At least one member of the Massachusetts delegation was in attendance when Israeli prime minister Benjamin Netanyahu spoke to a joint session of Congress on Tuesday.
Patriots owner Robert Kraft was seated in the House gallery as Netanyahu, who once studied at MIT, addressed a packed chamber. Kraft sat in the second row, behind Holocaust survivor and author Elie Wiesel.
Kraft was there to listen to the Israeli prime minister offer his passionate plea for a stronger terms when it comes to negotiating a nuclear deal with Iran. It seems that keeping Darrelle Revis in the Patriots' fold isn't the only major item on his agenda.
Netanyahu's speech was the subject of much political criticism because of the way it came about. He was invited directly by GOP House Speaker John Boehner [R, Ohio] over the objection of the White House. Neither President Obama, Vice President Biden, nor Secretary of State John Kerry were in attendance. About 50 members of the Democratic House caucus, and eight Democratic senators, were not in attendance. Among them was Massachusetts senator Elizabeth Warren.
Both the administration and Netanyahu walked back some of the partisan framework of this speech this week, and the prime minister began by praising the president for his public and not-so-public support of his country. But there was no doubt still a partisan scent surrounding the affair.
Kraft's pro-Israeli stance has been criticized in the past.
The mix of athletes, and other major sports figures, with politics is often a combustible one. Tim Thomas' decision not to go to the White House with his Bruins' teammates in early 2012 set off a firestorm of criticism and support. For some, especially those who were silent when Theo Epstein did the same thing in 2005 and '08, Thomas' snub became the reason for everything for every ill that has befallen the Bruins since - from the team not repeating as Stanley Cup champions, to the Tyler Seguin trade, to the snow that's buried Boston this winter.
The beneficent John W. Henry [who happens to pay me each month to write this mellifluous prose], usually keeps a low political profile but publicly supported Kerry in his bid against George W. Bush back in 2004.
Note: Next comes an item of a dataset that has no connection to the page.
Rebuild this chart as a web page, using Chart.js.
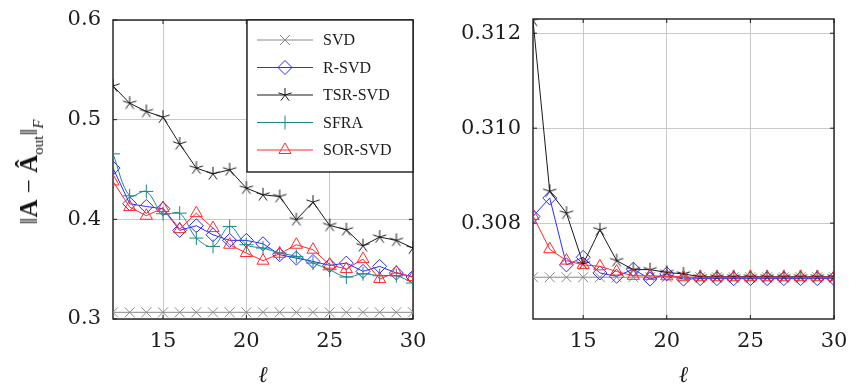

Kraft has been a vocal and unapologetic supporter of the Jewish state and of many Jewish charities in the United States. He's also promoted Christian-Jewish understanding by endowing chairs in Jewish studies at Boston College and Holy Cross College, and a chair in Christian Studies at Brandeis University. Kraft's family charity also funded the Kraft Center for Jewish Living at Columbia and its athletic fields.
Kraft and his family has focused much of his philanthropy on Israel, starting the Israeli Football League and the Passport to Israel program.
The late Myra Kraft used to take Patriots players to Israel each offseason. Among them was former tight end Benjamin Watson. Tom Brady took target practice at an IDF base in 2006.
In 2014, Kraft sent a letter of condolence to the family of American Max Steinberg, a soldier killed in the Gaza Strip. Steinberg was a volunteer in the Israel Defense Forces who “worked to become an Israeli in every way,” according to a letter from Netanyahu. The 24-year old Californian died in a July 20 attack.
Kraft said that he noticed Steinberg wearing a Patriots cap in a photo and concluded his letter with: "We are all Patriots."